Blog - Don't suppress your emotions

Don’t Suppress Your Emotions

Emotions: Understanding can bring you peace

Suppressed emotion is probably at the root of the vast majority of chronic health issues.

How we process experiences in life and the associated emotions, and understand what the nervous system is doing with that emotion, will have an impact on our brain and on our physiology.  Anxiety and turbulence in the stomach can present as butterflies. We can feel shock as a tightening in our heart.  We can be moved by many things in life: watching a bird in a tree, children playing or a distressing shock event.  If we are unable to process and to really experience those emotions – problems may occur. 

A compassionate view of emotions: anger

Anger is a really important emotion and it is an inevitability.

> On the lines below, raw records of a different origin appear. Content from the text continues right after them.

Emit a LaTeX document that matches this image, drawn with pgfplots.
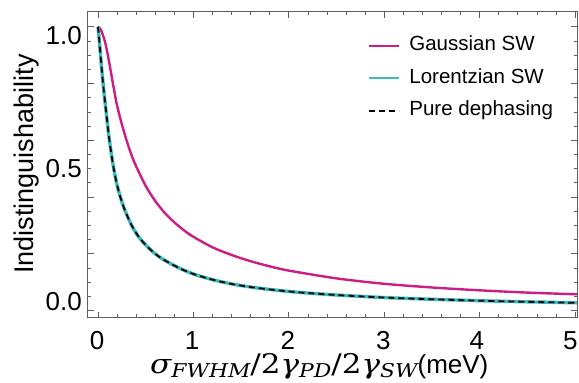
\documentclass[border=0pt]{standalone}
\usepackage{graphicx}
\usepackage{pgfplots}
\pgfplotsset{compat=1.18}
\usepackage{fontspec}
\setmainfont{Liberation Sans}
\newfontfamily\serifit{DejaVu Serif}
\definecolor{mag}{RGB}{202,30,132}
\definecolor{cyn}{RGB}{60,185,190}
\definecolor{framec}{RGB}{95,95,95}
\newcommand\sub[1]{\raisebox{-4pt}{\fontsize{19}{19}\selectfont\serifit\itshape #1}}
\newcommand\mm[1]{{\fontsize{27}{27}\selectfont\serifit #1}}
\begin{document}
\begin{tikzpicture}
\begin{axis}[
  at={(88pt,65pt)}, anchor=south west,
  scale only axis, width=489pt, height=306pt,
  xmin=-0.105, xmax=5.02, ymin=-0.026, ymax=1.052,
  axis line style={framec, line width=1pt},
  xtick={0,1,...,5}, minor x tick num=4,
  ytick={0,0.2,...,1}, minor y tick num=3,
  xticklabels={}, yticklabels={},
  extra x ticks={-0.01,0.985,1.99,2.99,3.97,4.95},
  extra x tick labels={0,1,2,3,4,5},
  extra y ticks={0.031,0.502,0.970},
  extra y tick labels={0.0,0.5,1.0},
  extra tick style={major tick length=0pt},
  tick style={framec, line width=0.8pt},
  major tick length=6pt, minor tick length=3.5pt,
  tick align=inside,
  ticklabel style={font=\fontsize{26}{26}\selectfont, inner sep=0pt},
  xticklabel style={yshift=-13pt},
  yticklabel style={xshift=-6pt},
  legend cell align=left,
  legend style={draw=none, fill=none, at={(0.573,0.921)}, anchor=north west,
    inner sep=0pt, row sep=13.5pt, column sep=9pt,
    font=\fontsize{20.5}{20.5}\selectfont,
    nodes={inner sep=0pt, text height=14.5pt, text depth=4.5pt}},
  legend image code/.code={\draw[#1, line width=2pt] (0pt,0pt) -- (30pt,0pt);},
]
\addplot[mag, line width=2.4pt, smooth, tension=0.5] coordinates {
(0,1.0) (0.025,0.992) (0.05,0.972) (0.075,0.945) (0.1,0.905) (0.125,0.86)
(0.15,0.812) (0.175,0.765) (0.2,0.722) (0.25,0.656) (0.3,0.599) (0.35,0.549)
(0.4,0.508) (0.5,0.439) (0.6,0.386) (0.7,0.344) (0.8,0.311) (0.9,0.283)
(1.0,0.260) (1.2,0.223) (1.4,0.196) (1.6,0.174) (1.8,0.156) (2.0,0.141)
(2.5,0.1135) (3.0,0.0945) (3.5,0.0815) (4.0,0.0715) (4.5,0.0635) (5.02,0.0575)
};
\addlegendentry{Gaussian SW}
\addplot[cyn, line width=3.4pt, smooth, tension=0.5] coordinates {
(0,1.0) (0.01,0.965) (0.02,0.925) (0.035,0.865) (0.05,0.81) (0.07,0.745)
(0.09,0.685) (0.11,0.625) (0.13,0.575) (0.157,0.515) (0.19,0.457) (0.227,0.408)
(0.28,0.355) (0.35,0.302) (0.42,0.263) (0.5,0.231) (0.6,0.200) (0.7,0.177)
(0.85,0.150) (1.0,0.129) (1.2,0.109) (1.4,0.094) (1.6,0.083) (1.8,0.0745)
(2.1,0.0645) (2.5,0.0550) (3.0,0.0460) (3.5,0.0400) (4.0,0.0350) (4.5,0.0310) (5.02,0.0275)
};
\addlegendentry{Lorentzian SW}
\addplot[black, line width=1.8pt, dash pattern=on 6pt off 4pt, smooth, tension=0.5] coordinates {
(0,1.0) (0.01,0.965) (0.02,0.925) (0.035,0.865) (0.05,0.81) (0.07,0.745)
(0.09,0.685) (0.11,0.625) (0.13,0.575) (0.157,0.515) (0.19,0.457) (0.227,0.408)
(0.28,0.355) (0.35,0.302) (0.42,0.263) (0.5,0.231) (0.6,0.200) (0.7,0.177)
(0.85,0.150) (1.0,0.129) (1.2,0.109) (1.4,0.094) (1.6,0.083) (1.8,0.0745)
(2.1,0.0645) (2.5,0.0550) (3.0,0.0460) (3.5,0.0400) (4.0,0.0350) (4.5,0.0310) (5.02,0.0275)
};
\addlegendentry{Pure dephasing}
\end{axis}
\node[rotate=90, anchor=base, font=\fontsize{27}{27}\selectfont] at (33pt,219pt) {Indistinguishability};
\node[anchor=base west, inner sep=0pt] at (150pt,9pt) {\scalebox{1.15}[1]{\mm{\itshape σ}\sub{FWHM}\mm{/2\itshape γ}\sub{PD}\mm{/2\itshape γ}\sub{SW}}{\fontsize{26}{26}\selectfont(meV)}};
\pgfresetboundingbox
\useasboundingbox (0,0) rectangle (579pt,383pt);
\end{tikzpicture}
\end{document}
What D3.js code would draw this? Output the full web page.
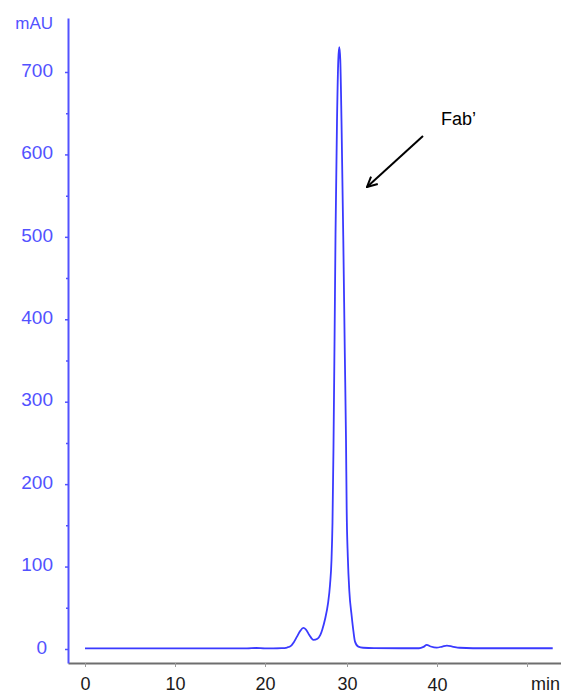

In childhood, healthy attachment requires healthy aggression, which is the ability to rage when a parent doesn’t respond immediately or leaves us too long when we are frightened. However, children are only able to rage if they feel safe to do so because they know that ‘rupture and repair’ takes place (rebuilding a relationship after disconnection) within the unconditional love of a parent/carer.

Therefore, it is very difficult to actually express that anger if we believe that anger is not permitted, for example, we may have been hit or told that we must not have that view, feeling or experience.  Subsequently, this can develop into shame which is a very toxic emotion to have and it is very damaging for the physiology.

If somebody crosses our personal boundary, we need the ability to say no and in the famous words of Gabor Mate “if you can’t say no verbally, the body says no”.  Therefore, we need to have healthy aggression to affirm boundaries; it is okay to say no. If we are unable to do that then a whole chain of negative reactions follow in our physiology in response to suppressing that emotion.

Of course, this does not mean we need to be acting out all our emotions but hopefully, with good parenting, we can process our feelings.  Acting out an emotion is like a temper tantrum of a child, suppression is the other extreme and processing an emotion is the happy space in the middle.

We need to have the capacity to be accepting of all emotions and realise that they are within our tolerance. We can feel immense love, immense joy or immense sadness and feel it with a complete intensity, but still be contained. That is our ability to build a capacity for emotions and experiences in life that impacts our physiology positively and can bring about peace and harmony in our mind and body. Importantly, a lack of ability to have capacity for emotion can impact on the physiology bringing disharmony in mind and body.